Entertainment

My New York Year a gentle dramatic translation of Joanna Rakoff's Salinger memoir

My New York Year: Margaret Qualley as Joanna and Sigourney Weaver as Margaret
My New York Year: Margaret Qualley as Joanna and Sigourney Weaver as Margaret My New York Year: Margaret Qualley as Joanna and Sigourney Weaver as Margaret

MY NEW YORK YEAR (15, 101 mins) Drama/Romance. Margaret Qualley, Sigourney Weaver, Douglas Booth, Colm Feore, Seana Kerslake, Hamza Haq, Theodore Pellerin.
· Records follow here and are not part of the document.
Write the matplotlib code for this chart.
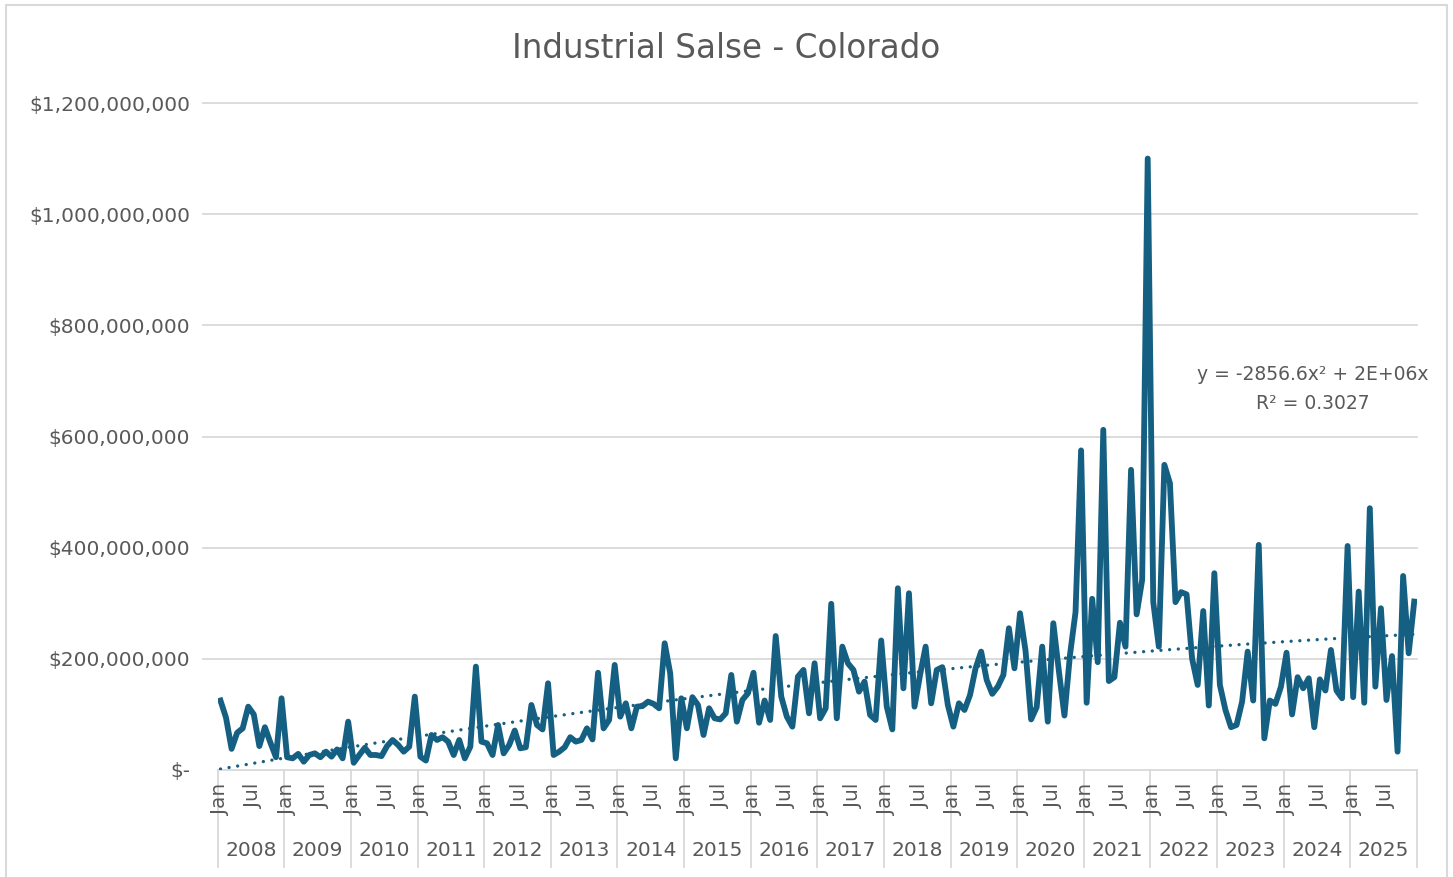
import matplotlib
matplotlib.use("Agg")
import matplotlib.pyplot as plt
from matplotlib.patches import Rectangle
import numpy as np

plt.rcParams.update({
    "font.family": ["DejaVu Sans"],
    "font.size": 14.5,
})

TEXT = "#595959"
GRID = "#D9D9D9"
LINE = "#156082"

years = list(range(2008, 2026))
month_ticks = {0: "Jan", 6: "Jul"}
yticks = [0, 200e6, 400e6, 600e6, 800e6, 1000e6, 1200e6]

# monthly sales, millions of dollars, Jan..Dec for each year
sales_musd = [
    125, 94, 38, 67, 75, 114, 100, 43, 77, 49, 23, 129,        # 2008
    23, 21, 29, 15, 27, 30, 23, 33, 24, 37, 21, 87,            # 2009
    13, 27, 40, 27, 27, 25, 43, 54, 45, 33, 42, 132,           # 2010
    24, 17, 63, 54, 59, 51, 27, 54, 21, 42, 186, 51,           # 2011
    48, 27, 81, 30, 45, 71, 39, 41, 117, 81, 73, 156,          # 2012
    27, 33, 41, 59, 51, 54, 75, 55, 175, 75, 90, 189,          # 2013
    96, 120, 75, 114, 115, 123, 119, 111, 228, 174, 21, 129,   # 2014
    75, 131, 117, 63, 111, 93, 91, 102, 171, 87, 126, 138,     # 2015
    175, 85, 125, 90, 241, 132, 96, 78, 168, 180, 102, 192,    # 2016
    93, 111, 299, 93, 222, 192, 180, 141, 159, 99, 90, 233,    # 2017
    114, 73, 327, 147, 318, 114, 171, 222, 120, 180, 185, 117, # 2018
    78, 120, 108, 135, 183, 213, 162, 137, 150, 171, 255, 183, # 2019
    282, 214, 91, 113, 222, 87, 264, 178, 98, 207, 284, 575,   # 2020
    121, 308, 194, 612, 160, 167, 265, 222, 540, 280, 342, 1100,  # 2021
    302, 222, 549, 516, 302, 320, 316, 200, 153, 286, 116, 354,   # 2022
    153, 108, 77, 81, 123, 213, 125, 405, 57, 125, 119, 150,   # 2023
    211, 100, 167, 147, 165, 77, 163, 143, 216, 143, 129, 403, # 2024
    131, 321, 121, 471, 150, 291, 126, 205, 33, 349, 210, 303, # 2025
]

W, H = 1453, 877
fig = plt.figure(figsize=(W / 100, H / 100), dpi=100)
fig.patch.set_facecolor("white")

# plot area in pixels: x 217.7..1417, y 103..770
left, right, top, bottom = 217.7, 1417, 103, 770
ax = fig.add_axes([left / W, 1 - bottom / H, (right - left) / W, (bottom - top) / H])

values = np.array(sales_musd) * 1e6
n = len(values)
x = np.arange(n)

# horizontal gridlines (start a little left of the plot area, like Excel)
for yv in yticks[1:]:
    ax.plot([-3.15, n - 0.5], [yv, yv], color=GRID, lw=1.3, clip_on=False, zorder=0)
ax.plot([-0.5, n - 0.5], [0, 0], color=GRID, lw=1.3, clip_on=False, zorder=0)

ax.plot(x, values, color=LINE, lw=4.2, solid_joinstyle="round", zorder=3)

# polynomial trend (order 2, intercept set to 0)
t = x + 1.0
A = np.column_stack([t ** 2, t])
coef, *_ = np.linalg.lstsq(A, values, rcond=None)
ax.plot(x, A @ coef, color=LINE, lw=2.4, linestyle=(0, (0.01, 2.6)),
        dash_capstyle="round", zorder=2)

fig.text(1313 / W, 1 - 375 / H, "y = -2856.6x² + 2E+06x", fontsize=13.5,
         color=TEXT, ha="center", va="center")
fig.text(1313 / W, 1 - 403 / H, "R² = 0.3027", fontsize=13.5,
         color=TEXT, ha="center", va="center")

ax.set_xlim(-0.5, n - 0.5)
ax.set_ylim(0, 1.2e9)
ax.set_yticks(yticks)
ax.set_yticklabels(["$-"] + [f"${v:,.0f}" for v in yticks[1:]])
ax.tick_params(axis="y", length=0, pad=20, labelcolor=TEXT, labelsize=14.5)
ax.set_xticks([])
for s in ax.spines.values():
    s.set_visible(False)

# two-level category axis
trans = ax.get_xaxis_transform()
ph = bottom - top
for k in range(len(years) + 1):
    xs = -0.5 + 12 * k
    ax.plot([xs, xs], [0, -97 / ph], color=GRID, lw=1.3, transform=trans, clip_on=False)
for i, yr in enumerate(years):
    for m, lab in month_ticks.items():
        ax.text(12 * i + m, -14 / ph, lab, transform=trans, rotation=90,
                ha="center", va="top", fontsize=14.5, color=TEXT)
    ax.text(12 * i + 5.5, -81 / ph, str(yr), transform=trans,
            ha="center", va="center", fontsize=14.5, color=TEXT)

fig.text(0.5, 1 - 48 / H, "Industrial Salse - Colorado", ha="center", va="center",
         fontsize=23.5, color=TEXT)

# chart border
fig.patches.append(Rectangle((6 / W, -0.01), (1447 - 6) / W, 1.01 - 5 / H,
                             transform=fig.transFigure, fill=False,
                             edgecolor=GRID, lw=1.5))

fig.savefig("out.png", dpi=100, facecolor="white")
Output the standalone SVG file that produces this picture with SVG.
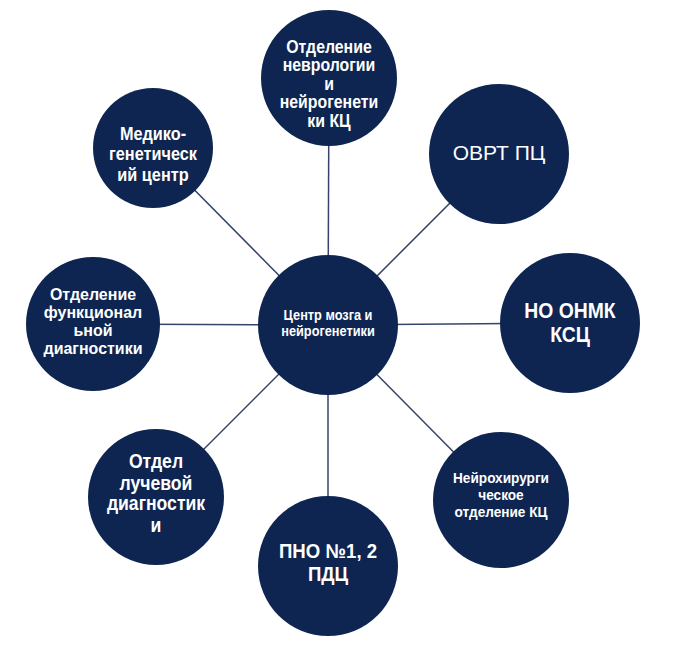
<svg xmlns="http://www.w3.org/2000/svg" width="680" height="653" viewBox="0 0 680 653">
<style>
.n{fill:#0e2552}
.t{font-family:"Liberation Sans",Arial,sans-serif;font-weight:bold;fill:#fff;text-anchor:middle}
.r{font-family:"Liberation Sans",Arial,sans-serif;font-weight:normal;fill:#fff;text-anchor:middle}
.c line{stroke:#34446a;stroke-width:1.5}
</style>
<rect width="680" height="653" fill="#fff"/>
<g class="c" id="connectors">
<line x1="328" y1="325" x2="329" y2="78"/>
<line x1="328" y1="325" x2="153" y2="148"/>
<line x1="328" y1="325" x2="499" y2="154"/>
<line x1="328" y1="325" x2="93" y2="324"/>
<line x1="328" y1="325" x2="570" y2="323"/>
<line x1="328" y1="325" x2="501" y2="500"/>
<line x1="328" y1="325" x2="156" y2="497"/>
<line x1="328" y1="325" x2="328" y2="566"/>
</g>
<g id="center"><circle class="n" cx="328" cy="325" r="70"/>
<text class="t" font-size="14.5" transform="matrix(0.88 0 0 1 39.36 0)"><tspan x="328" y="320">Центр мозга и</tspan><tspan x="328" y="336.5">нейрогенетики</tspan></text></g>
<g id="top"><circle class="n" cx="329" cy="78" r="68"/>
<text class="t" font-size="18" transform="matrix(0.88 0 0 1 39.48 0)"><tspan x="329" y="53">Отделение</tspan><tspan x="329" y="71.5">неврологии</tspan><tspan x="329" y="90">и</tspan><tspan x="329" y="108.5">нейрогенети</tspan><tspan x="329" y="127">ки КЦ</tspan></text></g>
<g id="medico"><circle class="n" cx="153" cy="148" r="60"/>
<text class="t" font-size="18.5" transform="matrix(0.88 0 0 1 18.36 0)"><tspan x="153" y="140">Медико-</tspan><tspan x="153" y="160.5">генетическ</tspan><tspan x="153" y="181">ий центр</tspan></text></g>
<g id="ovrt"><circle class="n" cx="499" cy="154" r="70"/>
<text class="r" font-size="21" x="499" y="159.5">ОВРТ ПЦ</text></g>
<g id="func"><circle class="n" cx="93" cy="324" r="67"/>
<text class="t" font-size="17" transform="matrix(0.94 0 0 1 5.58 0)"><tspan x="93" y="300">Отделение</tspan><tspan x="93" y="318">функционал</tspan><tspan x="93" y="336">ьной</tspan><tspan x="93" y="354">диагностики</tspan></text></g>
<g id="onmk"><circle class="n" cx="570" cy="323" r="70"/>
<text class="t" font-size="22" transform="matrix(0.88 0 0 1 68.4 0)"><tspan x="570" y="318">НО ОНМК</tspan><tspan x="570" y="342">КСЦ</tspan></text></g>
<g id="neuro"><circle class="n" cx="501" cy="500" r="68"/>
<text class="t" font-size="15.5" transform="matrix(0.88 0 0 1 60.12 0)"><tspan x="501" y="483">Нейрохирурги</tspan><tspan x="501" y="500">ческое</tspan><tspan x="501" y="517">отделение КЦ</tspan></text></g>
<g id="luch"><circle class="n" cx="156" cy="497" r="68"/>
<text class="t" font-size="20" transform="matrix(0.88 0 0 1 18.72 0)"><tspan x="156" y="468">Отдел</tspan><tspan x="156" y="490">лучевой</tspan><tspan x="156" y="510">диагностик</tspan><tspan x="156" y="532">и</tspan></text></g>
<g id="pno"><circle class="n" cx="328" cy="566" r="70"/>
<text class="t" font-size="20" transform="matrix(0.93 0 0 1 22.96 0)"><tspan x="328" y="558">ПНО №1, 2</tspan><tspan x="328" y="581">ПДЦ</tspan></text></g>
</svg>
Director: Philippe Falardeau.

Released: May 24

IN THE Catcher In The Rye, author JD Salinger's literary alter ego, 16-year-old nonconformist Holden Caulfield, distils the intense pleasure of reading a great book into one effusive outburst.

"You wish the author that wrote it was a terrific friend of yours and you could call him up on the phone whenever you felt like it," coos Holden. "That doesn't happen much though".

It happened to Joanna Rakoff in the mid-1990s when she moved to New York City and found herself working for Salinger's literary agent, taking calls from the reclusive writer and answering fan letters on his behalf.

Her first-hand experiences of a fusty, pre-digital age were distilled into the absorbing 2014 memoir My Salinger Year, which writer-director Philippe Falardeau has adapted into a handsomely bound coming-of-age drama.

With thematic similarities to The Devil Wears Prada, though none of the lacerating, acerbic wit, My New York Year remains largely faithful to the source text, affectionately evoking the city and era including a dreamy sequence in an ornate corridor of the Waldorf Astoria hotel.

Pacing is extremely gentle, occasionally verging on soporific, but the casting of Margaret Qualley and Sigourney Weaver as wide-eyed heroine and her cigarette-puffing mentor is a delight, including an unexpected hug between the two women that takes the latter by surprise.

In autumn 1995, after Joanna (Qualley) has completed an MA in English literature at University College London, she abandons her boyfriend Karl (Hamza Haq) in Berkeley to move to New York.

Crashing with good friend Jenny (Seana Kerslake), she secures a job as an assistant to old-fashioned, technology-averse literary agent Margaret (Sigourney Weaver). From the firm's wood-panelled office, Joanna is tasked with responding to a deluge of fan mail for JD Salinger with an impersonal standard letter, reproduced verbatim on a typewriter.

She is instructed to read every item of incoming mail and use her judgment to flag up correspondence of concern.

"We've been extra careful since the Mark David Chapman thing," whispers Margaret, referring to John Lennon's killer's obsession with The Catcher In The Rye.

Joanna is deeply moved by some fan letters, especially one boy from Winston-Salem (Theodore Pellerin), and she contemplates typing a personalised response in direct violation of agency protocol.

Away from the office, Joanna signs a lease for a cramped Brooklyn apartment with a socialist bookseller beau (Douglas Booth) and contemplates her gloomy emotional state.

My New York Year is comfortingly familiar, galvanised by gently effervescent on-screen rapport between the two female leads.

Booth barely registers. Tellingly, when his unsympathetic, self-absorbed boor heads out of town to attend a friend's wedding, the absence goes unnoticed.

Holden Caulfield would argue, "People never notice anything". In this instance, he's wrong.